> REQUIRED TASK
Write out, word for word, the stretch of lines beginning at the one with "Output the component" and ending at the one with "const y1 = HEIGHT - margin.bottom;", omitting the images.

━━━ STORED RECORDS ━━━

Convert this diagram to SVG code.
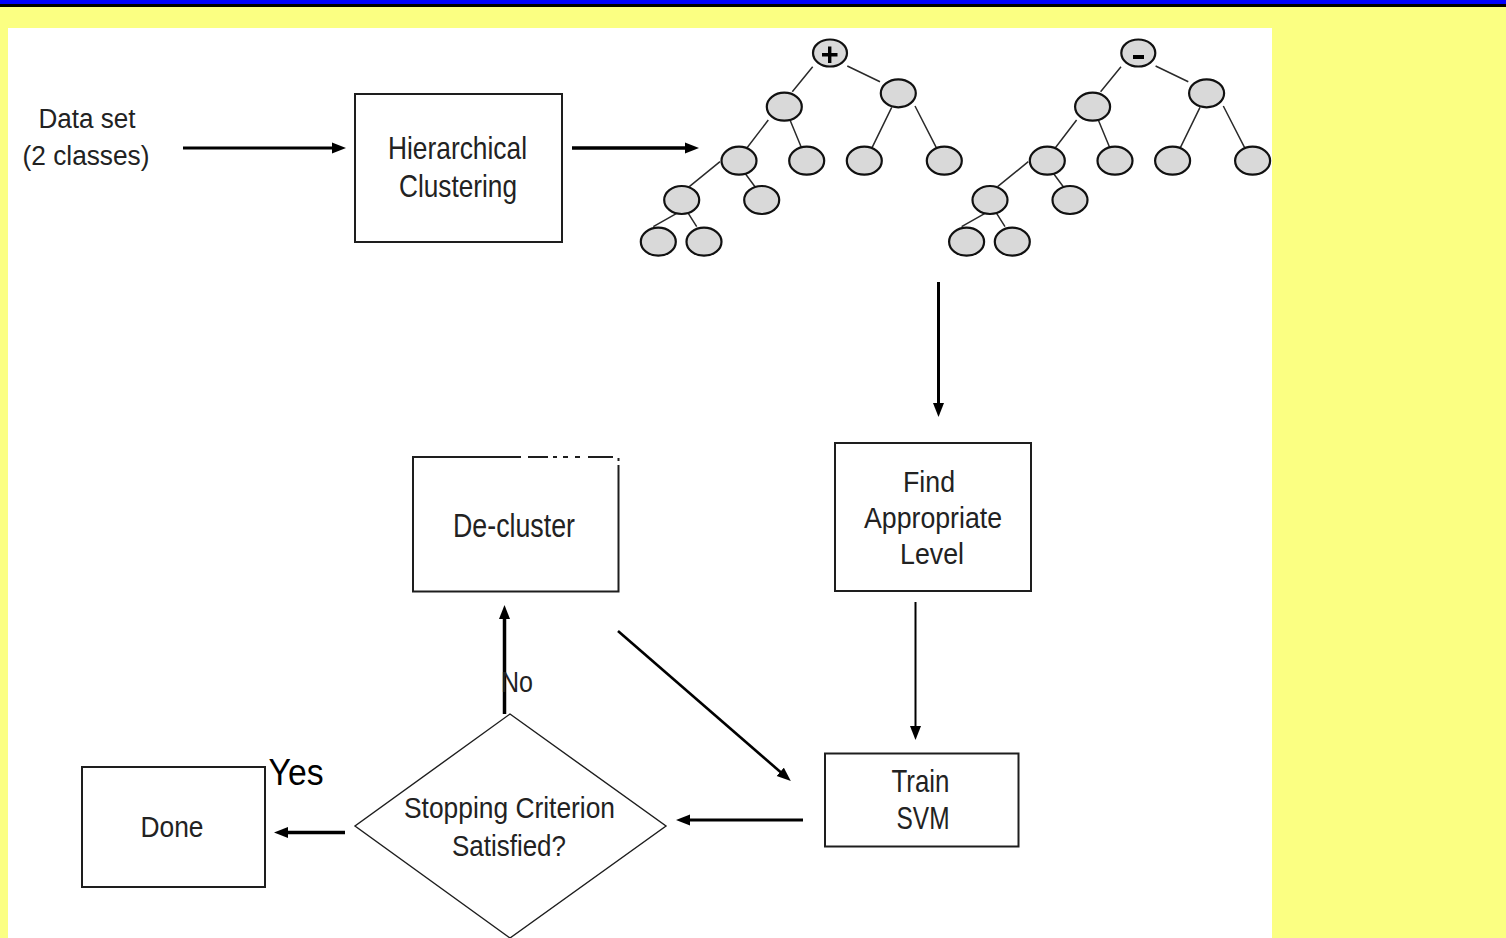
<svg xmlns="http://www.w3.org/2000/svg" xmlns:xlink="http://www.w3.org/1999/xlink" width="1506" height="938" viewBox="0 0 1506 938">
  <style>
    .box { fill: #ffffff; stroke: #1e1e1e; stroke-width: 2; }
    .thin { fill: #ffffff; stroke: #1e1e1e; stroke-width: 1.4; }
    .lbl { font-family: "Liberation Sans", Arial, sans-serif; fill: #222222; text-anchor: middle; }
    .conn { stroke: #000000; fill: none; }
    .tnode { fill: #d9d9d9; stroke: #111111; stroke-width: 2.2; }
    .tedge { stroke: #2a2a2a; stroke-width: 1.5; fill: none; }
  </style>
  <defs>
    <marker id="ah" viewBox="0 0 14 12" refX="1" refY="6" markerWidth="14" markerHeight="12" markerUnits="userSpaceOnUse" orient="auto">
      <path d="M0,0.5 L14,6 L0,11.5 Z" fill="#000000"/>
    </marker>
    <!-- binary cluster tree: edges first, then the node ellipses on top -->
    <g id="tree">
      <path class="tedge" d="M812.7,66.7 L792.3,91.7 M847.3,66 L880,81.7 M768.3,120 L746.7,148.3 M790,120 L801.7,148.3 M891.7,107.3 L871.7,148.3 M915,106 L936.7,148.3 M720,161.7 L689.3,186.7 M745,173.3 L755,186.7 M676.7,213.3 L653.3,226.7 M688.3,213.3 L696.7,226.7"/>
      <ellipse class="tnode" cx="830" cy="53" rx="17" ry="13.5"/>
      <ellipse class="tnode" cx="784.3" cy="106.7" rx="17.5" ry="14"/>
      <ellipse class="tnode" cx="898.3" cy="93.3" rx="17.5" ry="14"/>
      <ellipse class="tnode" cx="739" cy="160.7" rx="17.5" ry="14"/>
      <ellipse class="tnode" cx="806.7" cy="160.7" rx="17.5" ry="14"/>
      <ellipse class="tnode" cx="864.3" cy="160.7" rx="17.5" ry="14"/>
      <ellipse class="tnode" cx="944.3" cy="160.7" rx="17.5" ry="14"/>
      <ellipse class="tnode" cx="681.7" cy="200" rx="17.5" ry="14"/>
      <ellipse class="tnode" cx="761.7" cy="200" rx="17.5" ry="14"/>
      <ellipse class="tnode" cx="658.3" cy="241.7" rx="17.5" ry="14"/>
      <ellipse class="tnode" cx="704" cy="241.7" rx="17.5" ry="14"/>
    </g>
  </defs>

  <!-- page background and title rule -->
  <rect x="0" y="0" width="1506" height="938" fill="#fbff82"/>
  <rect x="0" y="0" width="1506" height="4" fill="#0000ff"/>
  <rect x="0" y="4" width="1506" height="3" fill="#000000"/>
  <rect x="8" y="28" width="1264" height="910" fill="#ffffff"/>

  <!-- connectors -->
  <g id="connectors">
    <line class="conn" x1="183" y1="148" x2="333" y2="148" stroke-width="3" marker-end="url(#ah)"/>
    <line class="conn" x1="572" y1="148" x2="686" y2="148" stroke-width="3.5" marker-end="url(#ah)"/>
    <line class="conn" x1="938.5" y1="282" x2="938.5" y2="404" stroke-width="3" marker-end="url(#ah)"/>
    <line class="conn" x1="915.5" y1="602" x2="915.5" y2="727" stroke-width="2" marker-end="url(#ah)"/>
    <line class="conn" x1="618" y1="631" x2="781" y2="772.5" stroke-width="2.6" marker-end="url(#ah)"/>
    <line class="conn" x1="803" y1="820" x2="689" y2="820" stroke-width="3" marker-end="url(#ah)"/>
    <line class="conn" x1="504.5" y1="714" x2="504.5" y2="618" stroke-width="3.5" marker-end="url(#ah)"/>
    <line class="conn" x1="345" y1="832.5" x2="287" y2="832.5" stroke-width="3.5" marker-end="url(#ah)"/>
  </g>

  <g id="dataset">
    <text class="lbl" x="87" y="127.5" font-size="27" textLength="97" lengthAdjust="spacingAndGlyphs">Data set</text>
    <text class="lbl" x="86" y="164.5" font-size="27" textLength="127" lengthAdjust="spacingAndGlyphs">(2 classes)</text>
  </g>

  <g id="hierarchical-clustering">
    <rect class="box" x="355" y="94" width="207" height="148"/>
    <text class="lbl" x="457.5" y="158.5" font-size="30.5" textLength="139" lengthAdjust="spacingAndGlyphs">Hierarchical</text>
    <text class="lbl" x="458" y="196.5" font-size="30.5" textLength="118" lengthAdjust="spacingAndGlyphs">Clustering</text>
  </g>

  <g id="tree-positive">
    <use xlink:href="#tree"/>
    <path d="M822,54.7 H837.5 M829.7,46.5 V63" stroke="#000000" stroke-width="3.4" fill="none"/>
  </g>

  <g id="tree-negative">
    <use xlink:href="#tree" transform="translate(308.3,0)"/>
    <rect x="1133" y="55" width="11" height="4" fill="#000000"/>
  </g>

  <g id="find-level">
    <rect class="box" x="835" y="443" width="196" height="148"/>
    <text class="lbl" x="929" y="492" font-size="29.5" textLength="52" lengthAdjust="spacingAndGlyphs">Find</text>
    <text class="lbl" x="933" y="528" font-size="29.5" textLength="138" lengthAdjust="spacingAndGlyphs">Appropriate</text>
    <text class="lbl" x="932" y="564" font-size="29.5" textLength="64" lengthAdjust="spacingAndGlyphs">Level</text>
  </g>

  <g id="train-svm">
    <rect class="box" x="825" y="753.5" width="193.5" height="93"/>
    <text class="lbl" x="920.5" y="791.5" font-size="32" textLength="58" lengthAdjust="spacingAndGlyphs">Train</text>
    <text class="lbl" x="923" y="829" font-size="32" textLength="53" lengthAdjust="spacingAndGlyphs">SVM</text>
  </g>

  <g id="de-cluster">
    <path d="M521,457 H413 V591.5 H618.5 V465" fill="#ffffff" stroke="#1e1e1e" stroke-width="2"/>
    <path d="M528,457 H548 M553,457 H557 M563,457 H568 M575,457 H580 M588,457 H613 M618.5,458 V461" stroke="#1e1e1e" stroke-width="2" fill="none"/>
    <text class="lbl" x="514" y="537" font-size="34" textLength="122" lengthAdjust="spacingAndGlyphs">De-cluster</text>
  </g>

  <g id="stopping-criterion">
    <polygon class="thin" points="510,714 666,826 510,938 355,826"/>
    <text class="lbl" x="509.5" y="818" font-size="30" textLength="211" lengthAdjust="spacingAndGlyphs">Stopping Criterion</text>
    <text class="lbl" x="509" y="856" font-size="30" textLength="114" lengthAdjust="spacingAndGlyphs">Satisfied?</text>
  </g>

  <g id="done">
    <rect class="box" x="82" y="767" width="183" height="120" stroke-width="1.6"/>
    <text class="lbl" x="172" y="837" font-size="30" textLength="63" lengthAdjust="spacingAndGlyphs">Done</text>
  </g>

  <g id="edge-labels">
    <text class="lbl" x="517" y="692" font-size="30" textLength="32" lengthAdjust="spacingAndGlyphs">No</text>
    <text class="lbl" x="296" y="785" font-size="36" textLength="55" lengthAdjust="spacingAndGlyphs" style="fill:#000000">Yes</text>
  </g>
</svg>
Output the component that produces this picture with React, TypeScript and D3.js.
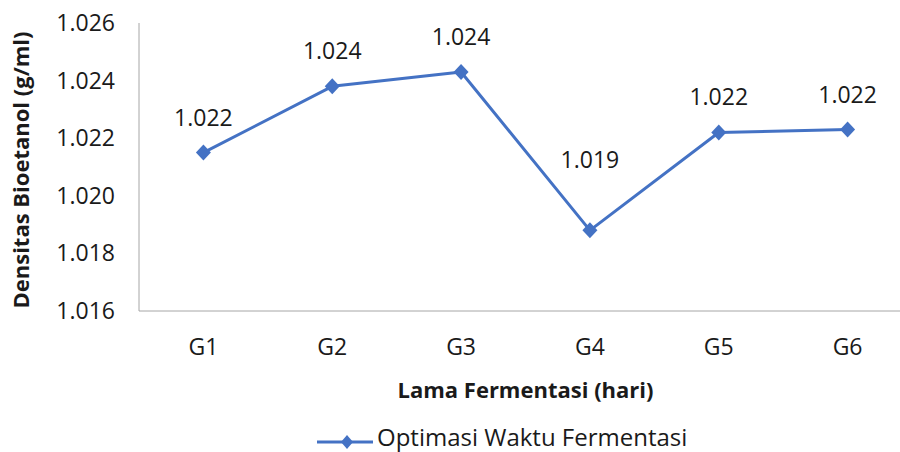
import { useEffect, useRef } from "react";
import * as d3 from "d3";

const categories = ["G1", "G2", "G3", "G4", "G5", "G6"];
const densityValues = [1.0215, 1.0238, 1.0243, 1.0188, 1.0222, 1.0223];
const densityLabels = ["1.022", "1.024", "1.024", "1.019", "1.022", "1.022"];
const yTicks = [1.016, 1.018, 1.02, 1.022, 1.024, 1.026];
const seriesName = "Optimasi Waktu Fermentasi";

const WIDTH = 900;
const HEIGHT = 452;
const COLORS = {
  line: "#4472C4",
  axis: "#a6a6a6",
  text: "#1a1a1a",
};
const FONT = "'Open Sans', 'Noto Sans', sans-serif";

// plot box; right side runs past the window like the cropped original
const margin = { left: 139, top: 23, right: -12, bottom: 141 };

// Excel-style diamond marker, a bit squarer than d3.symbolDiamond
function diamondPath(hw: number, hh: number) {
  return `M0,${-hh}L${hw},0L0,${hh}L${-hw},0Z`;
}

export default function App() {
  const svgRef = useRef<SVGSVGElement>(null);

  useEffect(() => {
    if (!svgRef.current) return;
    const svg = d3.select(svgRef.current);
    svg.selectAll("*").remove();

    const x0 = margin.left;
    const x1 = WIDTH - margin.right;
    const y0 = margin.top;
    const y1 = HEIGHT - margin.bottom;

    const xScale = d3.scaleBand().domain(categories).range([x0, x1]);
    const yScale = d3.scaleLinear().domain([1.016, 1.026]).range([y1, y0]);
    const cx = (c: string) => (xScale(c) ?? 0) + xScale.bandwidth() / 2;

    // axes lines
    svg.append("line")
      .attr("x1", x0).attr("x2", x0)
      .attr("y1", y0).attr("y2", y1)
      .attr("stroke", COLORS.axis).attr("stroke-width", 1);
    svg.append("line")
      .attr("x1", x0).attr("x2", x1)
      .attr("y1", y1).attr("y2", y1)
      .attr("stroke", COLORS.axis).attr("stroke-width", 1);

    // y tick labels
    svg.append("g")
      .selectAll("text")
      .data(yTicks)
      .join("text")
      .attr("x", 115)
      .attr("y", (d) => yScale(d))
      .attr("dy", "0.35em")
      .attr("text-anchor", "end")
      .attr("font-family", FONT)
      .attr("font-size", 23)
      .attr("fill", COLORS.text)
      .text((d) => d.toFixed(3));

    // x tick labels
    svg.append("g")
      .selectAll("text")
      .data(categories)
      .join("text")
      .attr("x", (d) => cx(d))
      .attr("y", 347)
      .attr("dy", "0.35em")
      .attr("text-anchor", "middle")
      .attr("font-family", FONT)
      .attr("font-size", 23)
      .attr("fill", COLORS.text)
      .text((d) => d);

    // axis titles
    svg.append("text")
      .attr("transform", `translate(29,${(y0 + y1) / 2 + 3}) rotate(-90)`)
      .attr("text-anchor", "middle")
      .attr("font-family", FONT)
      .attr("font-size", 22)
      .attr("font-weight", 700)
      .attr("fill", COLORS.text)
      .text("Densitas Bioetanol (g/ml)");

    svg.append("text")
      .attr("x", (x0 + x1) / 2)
      .attr("y", 398)
      .attr("text-anchor", "middle")
      .attr("font-family", FONT)
      .attr("font-size", 22)
      .attr("font-weight", 700)
      .attr("fill", COLORS.text)
      .text("Lama Fermentasi (hari)");

    // series line
    const line = d3.line<number>()
      .x((_, i) => cx(categories[i]))
      .y((d) => yScale(d));

    svg.append("path")
      .datum(densityValues)
      .attr("d", line)
      .attr("fill", "none")
      .attr("stroke", COLORS.line)
      .attr("stroke-width", 3)
      .attr("stroke-linejoin", "round");

    svg.append("g")
      .selectAll("path")
      .data(densityValues)
      .join("path")
      .attr("d", diamondPath(7.5, 8))
      .attr("transform", (d, i) => `translate(${cx(categories[i])},${yScale(d)})`)
      .attr("fill", COLORS.line);

    // data labels (G4 label sits higher above its point than the others)
    svg.append("g")
      .selectAll("text")
      .data(densityValues)
      .join("text")
      .attr("x", (_, i) => cx(categories[i]))
      .attr("y", (d, i) => yScale(d) - (i === 3 ? 70 : 35))
      .attr("dy", "0.35em")
      .attr("text-anchor", "middle")
      .attr("font-family", FONT)
      .attr("font-size", 23)
      .attr("fill", COLORS.text)
      .text((_, i) => densityLabels[i]);

    // legend
    const lg = svg.append("g").attr("transform", "translate(317,442)");
    lg.append("line")
      .attr("x1", 0).attr("x2", 56)
      .attr("y1", 0).attr("y2", 0)
      .attr("stroke", COLORS.line)
      .attr("stroke-width", 3);
    lg.append("path")
      .attr("d", diamondPath(6, 7))
      .attr("transform", "translate(30,0)")
      .attr("fill", COLORS.line);
    lg.append("text")
      .attr("x", 60)
      .attr("y", 4)
      .attr("font-family", FONT)
      .attr("font-size", 24)
      .attr("fill", COLORS.text)
      .text(seriesName);
  }, []);

  return (
    <svg
      ref={svgRef}
      width={WIDTH}
      height={HEIGHT}
      style={{ position: "absolute", left: 0, top: 0, background: "#fff" }}
    />
  );
}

━━━

> SOLUTION FOR THIS EXERCISE
Output the component that produces this picture with React, TypeScript and D3.js.
import { useEffect, useRef } from "react";
import * as d3 from "d3";

const categories = ["G1", "G2", "G3", "G4", "G5", "G6"];
const densityValues = [1.0215, 1.0238, 1.0243, 1.0188, 1.0222, 1.0223];
const densityLabels = ["1.022", "1.024", "1.024", "1.019", "1.022", "1.022"];
const yTicks = [1.016, 1.018, 1.02, 1.022, 1.024, 1.026];
const seriesName = "Optimasi Waktu Fermentasi";

const WIDTH = 900;
const HEIGHT = 452;
const COLORS = {
  line: "#4472C4",
  axis: "#a6a6a6",
  text: "#1a1a1a",
};
const FONT = "'Open Sans', 'Noto Sans', sans-serif";

// plot box; right side runs past the window like the cropped original
const margin = { left: 139, top: 23, right: -12, bottom: 141 };

// Excel-style diamond marker, a bit squarer than d3.symbolDiamond
function diamondPath(hw: number, hh: number) {
  return `M0,${-hh}L${hw},0L0,${hh}L${-hw},0Z`;
}

export default function App() {
  const svgRef = useRef<SVGSVGElement>(null);

  useEffect(() => {
    if (!svgRef.current) return;
    const svg = d3.select(svgRef.current);
    svg.selectAll("*").remove();

    const x0 = margin.left;
    const x1 = WIDTH - margin.right;
    const y0 = margin.top;
    const y1 = HEIGHT - margin.bottom;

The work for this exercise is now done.